The Human Resources Committee recognizes that the executive
officers are charged with managing a $16 billion, multi-state
electric utility during challenging times and with addressing
many difficult and complex issues.
AEP's executive compensation program is designed to maximize
shareholder value, to support the implementation of AEP's
business strategy and to improve both corporate and personal
performance. The Committee's compensation policies supporting
this program are:
* Pay for performance, motivating both short- and
long-term performance. Compensation for short- and
long-term performance focuses on meeting specified
corporate performance goals and the long-term interests
of shareholders, respectively.
* Require a significant amount of compensation for senior
executives to be "at risk," variable incentive
compensation versus fixed or base pay - with much of
this risk similar to the risk experienced by other AEP
shareholders.
* Enhance AEP's ability to attract, retain, reward,
motivate and encourage the development of exceptionally
knowledgeable, highly qualified and experienced
executives through compensation opportunities.
* Target compensation levels at rates that are reflective
of current market practices to maintain a stable,
successful management team.
In carrying out its responsibilities, the Committee utilizes
independent compensation consultants to obtain information and
recommendations relating to changing industry compensation
practices and programs.
The Committee also considers management's responses to the
impact of increased competition and other significant changes in
the rapidly evolving electric utility industry. It is the
Committee's opinion that, in this ever-changing environment,
Dr. Draper and the senior management team continue to develop and
implement strategies effectively to position AEP for the future.

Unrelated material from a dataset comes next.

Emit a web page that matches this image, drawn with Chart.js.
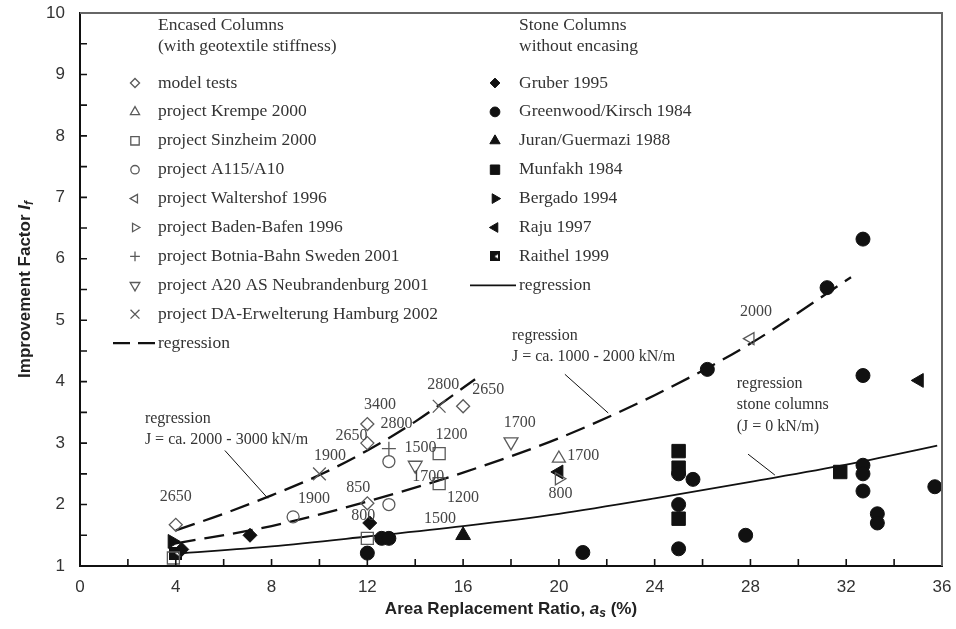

This includes AEP's development of unregulated business
activities and proposals and actions taken in connection with the
industry's transition to competition. Four specific significant
initiatives in 1997 were the acquisition of 50% of Yorkshire
Electricity Group, a regional electric company in the United
Kingdom, a proposed joint venture with Conoco, developing a
national energy trading organization and the merger agreement
with Central and South West Corporation. The success of these
efforts and their benefits to AEP cannot be precisely measured in
advance, but the Committee believes they are vital to AEP's long-
term success.
Stock Ownership Guidelines. The AEP Board of Directors, upon
the Committee's recommendation, underscored the importance of<PAGE>
aligning executive and shareholder interests by adopting in
December 1994 stock ownership guidelines for senior management
participants in the Performance Share Incentive Plan. The
Committee and senior management believe that linking a
significant portion of an executive's current and potential
future net worth to AEP's success, as reflected in the stock
price and dividends paid, gives the executive a stake similar to
that of AEP's owners and further encourages long-term management
for the benefit of those owners.
Under the guidelines, the target ownership of AEP Common Stock is
directly related to the officer's corporate position with the
greatest ownership target for the chief executive officer. The
target for the CEO is 45,000 shares, which was equivalent to
approximately three times his then annual base salary. The
targets for the other four officers named in the Summary
Compensation Table are 15,000 shares each, equivalent to
approximately 1.5 times their then annual base salary. Each
officer is expected to achieve the ownership target within a
period of five years commencing on January 1, 1995. Common Stock
equivalents earned through the Management Incentive Compensation
Plan, Senior Officer Annual Incentive Compensation Plan and
Performance Share Incentive Plan, described below, are included
in determining compliance with the ownership targets. As of
January 1, 1998, Dr. Draper and the other four officers named in
the Summary Compensation Table exceeded their respective
ownership requirements (see the table on page 5 for actual
ownership amounts).
Components of Executive Compensation
Base Salary. When reviewing salaries, the Committee considers
pay practices used by other electric utilities and industry in
general. In addition, the Committee considers the respective
positions held by the executive officers, their levels of
responsibility, performance and experience, and the relationship
of their salaries to the salaries of other AEP managers and
employees.
For compensation comparison purposes, the Human Resources
Committee uses the electric utility companies in the S&P Electric
Utility Index. In recognition of AEP's relatively large size and
operational complexity, executive officer salary levels are
targeted to the second highest quartile (between the 50th and
75th percentiles) of the range of compensation paid by the other
electric utilities in this compensation peer group. Base salary
levels in 1997 for the CEO and next four most highly compensated
executive officers of AEP named in the Summary Compensation Table
were within this second highest quartile. In establishing salary
levels against that range, the Human Resources Committee
considers the competitiveness of AEP's entire compensation
package.
Salaries are adjusted, as appropriate, and reviewed annually to
reflect individual and corporate performance and consistency with
compensation changes within AEP and the compensation peer group
of other electric utilities.
The Committee meets without the presence of Dr. Draper, chairman,
president and chief executive officer, to evaluate his
performance and compensation and reports on that evaluation to
the outside directors of the Board. After full discussion, these
directors then act on the Committee's recommendation.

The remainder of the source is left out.